(Records contained in a dataset)
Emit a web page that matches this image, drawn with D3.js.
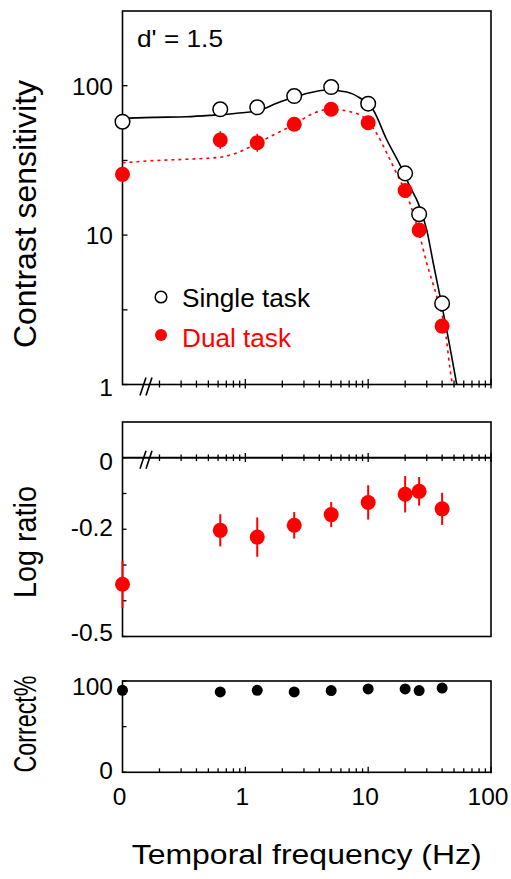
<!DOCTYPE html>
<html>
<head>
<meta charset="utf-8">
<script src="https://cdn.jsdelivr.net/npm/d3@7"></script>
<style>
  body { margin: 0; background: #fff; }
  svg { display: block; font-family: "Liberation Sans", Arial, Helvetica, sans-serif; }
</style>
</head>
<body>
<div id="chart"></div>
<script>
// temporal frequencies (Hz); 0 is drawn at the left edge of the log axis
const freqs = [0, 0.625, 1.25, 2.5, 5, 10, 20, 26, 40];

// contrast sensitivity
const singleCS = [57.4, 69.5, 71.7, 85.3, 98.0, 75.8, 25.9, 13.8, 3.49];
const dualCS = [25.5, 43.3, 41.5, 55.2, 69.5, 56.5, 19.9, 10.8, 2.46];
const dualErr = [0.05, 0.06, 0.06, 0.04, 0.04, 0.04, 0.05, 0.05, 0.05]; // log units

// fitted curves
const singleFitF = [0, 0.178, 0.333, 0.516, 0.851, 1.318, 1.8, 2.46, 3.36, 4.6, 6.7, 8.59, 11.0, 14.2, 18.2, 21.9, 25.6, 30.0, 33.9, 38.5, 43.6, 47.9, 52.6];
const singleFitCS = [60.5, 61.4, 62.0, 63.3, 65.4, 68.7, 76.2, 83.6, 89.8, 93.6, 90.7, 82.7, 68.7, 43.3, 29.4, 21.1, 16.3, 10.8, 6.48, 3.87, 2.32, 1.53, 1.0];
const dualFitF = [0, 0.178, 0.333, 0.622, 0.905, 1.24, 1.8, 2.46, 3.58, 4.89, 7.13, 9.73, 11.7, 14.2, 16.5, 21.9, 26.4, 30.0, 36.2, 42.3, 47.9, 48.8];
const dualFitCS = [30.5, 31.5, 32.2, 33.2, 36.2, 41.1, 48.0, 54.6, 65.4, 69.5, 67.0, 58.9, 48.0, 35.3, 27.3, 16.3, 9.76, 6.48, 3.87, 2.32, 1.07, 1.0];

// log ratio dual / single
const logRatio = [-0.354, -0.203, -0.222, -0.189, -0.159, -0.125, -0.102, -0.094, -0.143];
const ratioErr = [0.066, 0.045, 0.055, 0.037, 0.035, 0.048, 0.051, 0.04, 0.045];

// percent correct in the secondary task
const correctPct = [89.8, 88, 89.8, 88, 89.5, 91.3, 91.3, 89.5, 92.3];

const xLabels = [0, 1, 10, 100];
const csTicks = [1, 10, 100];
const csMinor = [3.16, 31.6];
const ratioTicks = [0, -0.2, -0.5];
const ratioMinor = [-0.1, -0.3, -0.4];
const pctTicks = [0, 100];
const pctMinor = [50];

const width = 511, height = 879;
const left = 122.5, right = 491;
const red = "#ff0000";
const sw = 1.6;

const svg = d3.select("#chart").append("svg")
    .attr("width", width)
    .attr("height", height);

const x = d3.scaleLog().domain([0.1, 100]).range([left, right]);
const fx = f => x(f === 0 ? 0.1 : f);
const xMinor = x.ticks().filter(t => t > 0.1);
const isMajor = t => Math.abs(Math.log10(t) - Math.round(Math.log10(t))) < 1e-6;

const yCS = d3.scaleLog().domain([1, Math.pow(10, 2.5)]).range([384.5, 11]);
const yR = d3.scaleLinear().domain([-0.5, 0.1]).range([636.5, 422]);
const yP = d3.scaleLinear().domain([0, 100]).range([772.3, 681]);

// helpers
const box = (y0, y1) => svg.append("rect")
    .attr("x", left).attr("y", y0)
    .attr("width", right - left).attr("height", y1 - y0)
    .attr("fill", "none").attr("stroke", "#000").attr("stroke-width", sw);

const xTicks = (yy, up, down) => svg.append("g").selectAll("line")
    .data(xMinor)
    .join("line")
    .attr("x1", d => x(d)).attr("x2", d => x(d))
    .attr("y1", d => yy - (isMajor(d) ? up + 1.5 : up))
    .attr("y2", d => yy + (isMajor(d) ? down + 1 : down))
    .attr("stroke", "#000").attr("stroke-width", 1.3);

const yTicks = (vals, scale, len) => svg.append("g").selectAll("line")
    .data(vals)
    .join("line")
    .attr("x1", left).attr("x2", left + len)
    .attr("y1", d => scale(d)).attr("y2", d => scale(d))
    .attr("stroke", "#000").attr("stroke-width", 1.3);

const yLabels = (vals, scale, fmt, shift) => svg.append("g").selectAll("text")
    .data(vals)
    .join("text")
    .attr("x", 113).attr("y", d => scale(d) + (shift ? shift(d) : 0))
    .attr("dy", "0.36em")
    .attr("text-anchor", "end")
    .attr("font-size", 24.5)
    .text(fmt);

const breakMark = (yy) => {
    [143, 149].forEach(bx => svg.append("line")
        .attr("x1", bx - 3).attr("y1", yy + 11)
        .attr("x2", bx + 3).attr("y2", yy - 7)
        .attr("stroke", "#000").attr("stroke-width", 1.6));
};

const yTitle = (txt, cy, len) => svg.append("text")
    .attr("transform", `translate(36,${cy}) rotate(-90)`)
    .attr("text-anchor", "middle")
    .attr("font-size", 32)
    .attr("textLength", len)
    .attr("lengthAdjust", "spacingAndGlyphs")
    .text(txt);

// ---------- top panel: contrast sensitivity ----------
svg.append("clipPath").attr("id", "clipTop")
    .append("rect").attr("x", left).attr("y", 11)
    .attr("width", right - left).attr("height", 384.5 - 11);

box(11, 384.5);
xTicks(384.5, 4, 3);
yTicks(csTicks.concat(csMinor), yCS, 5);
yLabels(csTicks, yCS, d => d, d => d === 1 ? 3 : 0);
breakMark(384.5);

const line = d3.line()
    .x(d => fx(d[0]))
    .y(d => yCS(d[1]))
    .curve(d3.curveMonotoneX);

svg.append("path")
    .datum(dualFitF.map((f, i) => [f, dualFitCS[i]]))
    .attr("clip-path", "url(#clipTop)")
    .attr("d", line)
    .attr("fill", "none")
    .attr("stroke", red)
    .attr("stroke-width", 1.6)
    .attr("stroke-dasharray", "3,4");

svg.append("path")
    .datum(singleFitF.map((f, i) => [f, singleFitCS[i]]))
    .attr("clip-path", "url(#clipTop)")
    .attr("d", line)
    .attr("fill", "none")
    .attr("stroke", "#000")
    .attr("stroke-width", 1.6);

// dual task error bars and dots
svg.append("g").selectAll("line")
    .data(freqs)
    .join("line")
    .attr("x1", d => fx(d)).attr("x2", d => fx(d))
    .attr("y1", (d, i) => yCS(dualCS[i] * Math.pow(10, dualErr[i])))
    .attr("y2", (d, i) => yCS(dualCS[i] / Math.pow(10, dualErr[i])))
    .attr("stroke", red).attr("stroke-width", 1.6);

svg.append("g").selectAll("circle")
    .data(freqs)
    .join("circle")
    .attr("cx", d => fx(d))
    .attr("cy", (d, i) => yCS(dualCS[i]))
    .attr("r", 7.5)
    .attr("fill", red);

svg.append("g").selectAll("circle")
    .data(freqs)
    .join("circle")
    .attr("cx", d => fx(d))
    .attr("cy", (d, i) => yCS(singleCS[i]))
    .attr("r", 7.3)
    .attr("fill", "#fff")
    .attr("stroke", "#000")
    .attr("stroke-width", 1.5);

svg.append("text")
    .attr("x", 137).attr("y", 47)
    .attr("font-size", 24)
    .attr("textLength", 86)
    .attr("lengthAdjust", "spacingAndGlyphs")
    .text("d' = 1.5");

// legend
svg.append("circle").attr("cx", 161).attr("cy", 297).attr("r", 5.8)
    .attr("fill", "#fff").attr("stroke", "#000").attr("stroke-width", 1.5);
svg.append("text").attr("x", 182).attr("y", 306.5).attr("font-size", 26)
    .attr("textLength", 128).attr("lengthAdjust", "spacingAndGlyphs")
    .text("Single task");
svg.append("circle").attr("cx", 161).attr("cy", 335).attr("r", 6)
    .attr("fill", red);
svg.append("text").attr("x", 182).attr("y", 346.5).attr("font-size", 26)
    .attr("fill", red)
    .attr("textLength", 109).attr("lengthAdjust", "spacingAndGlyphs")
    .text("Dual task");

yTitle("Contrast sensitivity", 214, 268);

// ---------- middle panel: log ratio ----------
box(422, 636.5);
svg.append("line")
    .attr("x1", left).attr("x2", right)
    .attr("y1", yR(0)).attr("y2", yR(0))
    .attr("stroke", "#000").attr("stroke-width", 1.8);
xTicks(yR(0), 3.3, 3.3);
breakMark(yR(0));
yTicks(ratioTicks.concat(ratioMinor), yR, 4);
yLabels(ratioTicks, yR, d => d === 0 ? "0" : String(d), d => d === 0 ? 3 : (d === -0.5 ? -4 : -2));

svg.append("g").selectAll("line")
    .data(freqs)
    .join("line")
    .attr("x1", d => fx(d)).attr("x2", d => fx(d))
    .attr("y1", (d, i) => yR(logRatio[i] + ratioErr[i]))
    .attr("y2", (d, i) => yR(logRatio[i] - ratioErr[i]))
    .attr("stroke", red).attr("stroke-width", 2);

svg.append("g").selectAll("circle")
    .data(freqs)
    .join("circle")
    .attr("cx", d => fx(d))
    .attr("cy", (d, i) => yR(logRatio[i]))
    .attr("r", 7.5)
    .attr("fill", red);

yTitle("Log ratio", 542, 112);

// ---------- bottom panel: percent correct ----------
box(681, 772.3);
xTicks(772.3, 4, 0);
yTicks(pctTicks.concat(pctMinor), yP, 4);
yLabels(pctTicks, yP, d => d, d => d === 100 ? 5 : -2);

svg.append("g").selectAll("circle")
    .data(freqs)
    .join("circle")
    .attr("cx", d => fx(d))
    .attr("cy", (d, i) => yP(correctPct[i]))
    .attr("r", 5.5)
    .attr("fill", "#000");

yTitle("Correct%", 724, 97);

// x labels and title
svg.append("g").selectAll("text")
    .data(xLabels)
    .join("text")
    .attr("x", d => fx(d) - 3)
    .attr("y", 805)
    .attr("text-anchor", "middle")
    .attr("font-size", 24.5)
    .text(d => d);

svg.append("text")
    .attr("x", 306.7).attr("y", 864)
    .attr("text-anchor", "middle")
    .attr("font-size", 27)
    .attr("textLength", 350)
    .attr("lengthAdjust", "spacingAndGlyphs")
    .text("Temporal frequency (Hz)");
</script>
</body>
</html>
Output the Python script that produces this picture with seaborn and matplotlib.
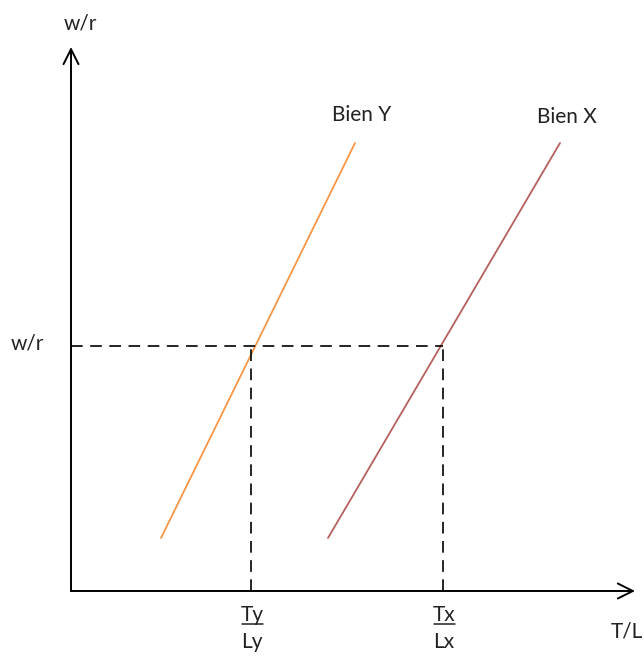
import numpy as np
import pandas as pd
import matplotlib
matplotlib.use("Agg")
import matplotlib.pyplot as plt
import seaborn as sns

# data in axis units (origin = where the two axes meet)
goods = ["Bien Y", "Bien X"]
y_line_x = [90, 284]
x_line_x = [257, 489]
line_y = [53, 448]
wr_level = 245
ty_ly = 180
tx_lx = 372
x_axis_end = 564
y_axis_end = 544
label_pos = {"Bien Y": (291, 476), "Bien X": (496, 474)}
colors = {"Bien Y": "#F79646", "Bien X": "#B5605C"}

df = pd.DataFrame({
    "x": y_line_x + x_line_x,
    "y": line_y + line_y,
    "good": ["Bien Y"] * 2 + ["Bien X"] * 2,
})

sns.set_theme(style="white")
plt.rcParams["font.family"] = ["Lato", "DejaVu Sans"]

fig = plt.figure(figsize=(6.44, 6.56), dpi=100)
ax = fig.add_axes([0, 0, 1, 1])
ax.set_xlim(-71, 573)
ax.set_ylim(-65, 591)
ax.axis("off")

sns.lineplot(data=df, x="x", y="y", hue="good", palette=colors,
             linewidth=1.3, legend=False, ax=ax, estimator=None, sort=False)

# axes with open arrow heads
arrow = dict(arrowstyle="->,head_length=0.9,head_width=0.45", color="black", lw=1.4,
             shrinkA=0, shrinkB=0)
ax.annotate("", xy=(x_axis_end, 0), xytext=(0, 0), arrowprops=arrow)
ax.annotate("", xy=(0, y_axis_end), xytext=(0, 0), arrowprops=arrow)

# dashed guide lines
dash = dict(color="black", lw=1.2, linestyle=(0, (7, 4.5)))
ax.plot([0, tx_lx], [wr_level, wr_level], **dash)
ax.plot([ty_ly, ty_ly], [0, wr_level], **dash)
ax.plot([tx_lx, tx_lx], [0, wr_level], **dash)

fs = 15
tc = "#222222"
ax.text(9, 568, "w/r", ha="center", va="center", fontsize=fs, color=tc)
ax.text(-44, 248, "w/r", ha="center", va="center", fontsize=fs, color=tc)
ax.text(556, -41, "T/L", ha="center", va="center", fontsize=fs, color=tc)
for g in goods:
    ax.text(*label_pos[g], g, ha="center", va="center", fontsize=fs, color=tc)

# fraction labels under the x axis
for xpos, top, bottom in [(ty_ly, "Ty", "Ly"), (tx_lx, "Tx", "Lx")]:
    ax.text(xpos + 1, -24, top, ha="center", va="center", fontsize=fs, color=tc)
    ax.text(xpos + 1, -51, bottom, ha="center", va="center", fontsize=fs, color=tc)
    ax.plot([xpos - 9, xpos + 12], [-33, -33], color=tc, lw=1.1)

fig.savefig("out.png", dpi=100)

§ **WHAT THE TASK REQUIRES**: With the pictures left out, restate word for word every line of the data above, from the first down to the line that contains "91.3, 89.5, 92.3];".

§ **WRITTEN SOLUTION**:
Emit a web page that matches this image, drawn with D3.js.
<!DOCTYPE html>
<html>
<head>
<meta charset="utf-8">
<script src="https://cdn.jsdelivr.net/npm/d3@7"></script>
<style>
  body { margin: 0; background: #fff; }
  svg { display: block; font-family: "Liberation Sans", Arial, Helvetica, sans-serif; }
</style>
</head>
<body>
<div id="chart"></div>
<script>
// temporal frequencies (Hz); 0 is drawn at the left edge of the log axis
const freqs = [0, 0.625, 1.25, 2.5, 5, 10, 20, 26, 40];

// contrast sensitivity
const singleCS = [57.4, 69.5, 71.7, 85.3, 98.0, 75.8, 25.9, 13.8, 3.49];
const dualCS = [25.5, 43.3, 41.5, 55.2, 69.5, 56.5, 19.9, 10.8, 2.46];
const dualErr = [0.05, 0.06, 0.06, 0.04, 0.04, 0.04, 0.05, 0.05, 0.05]; // log units

// fitted curves
const singleFitF = [0, 0.178, 0.333, 0.516, 0.851, 1.318, 1.8, 2.46, 3.36, 4.6, 6.7, 8.59, 11.0, 14.2, 18.2, 21.9, 25.6, 30.0, 33.9, 38.5, 43.6, 47.9, 52.6];
const singleFitCS = [60.5, 61.4, 62.0, 63.3, 65.4, 68.7, 76.2, 83.6, 89.8, 93.6, 90.7, 82.7, 68.7, 43.3, 29.4, 21.1, 16.3, 10.8, 6.48, 3.87, 2.32, 1.53, 1.0];
const dualFitF = [0, 0.178, 0.333, 0.622, 0.905, 1.24, 1.8, 2.46, 3.58, 4.89, 7.13, 9.73, 11.7, 14.2, 16.5, 21.9, 26.4, 30.0, 36.2, 42.3, 47.9, 48.8];
const dualFitCS = [30.5, 31.5, 32.2, 33.2, 36.2, 41.1, 48.0, 54.6, 65.4, 69.5, 67.0, 58.9, 48.0, 35.3, 27.3, 16.3, 9.76, 6.48, 3.87, 2.32, 1.07, 1.0];

// log ratio dual / single
const logRatio = [-0.354, -0.203, -0.222, -0.189, -0.159, -0.125, -0.102, -0.094, -0.143];
const ratioErr = [0.066, 0.045, 0.055, 0.037, 0.035, 0.048, 0.051, 0.04, 0.045];

// percent correct in the secondary task
const correctPct = [89.8, 88, 89.8, 88, 89.5, 91.3, 91.3, 89.5, 92.3];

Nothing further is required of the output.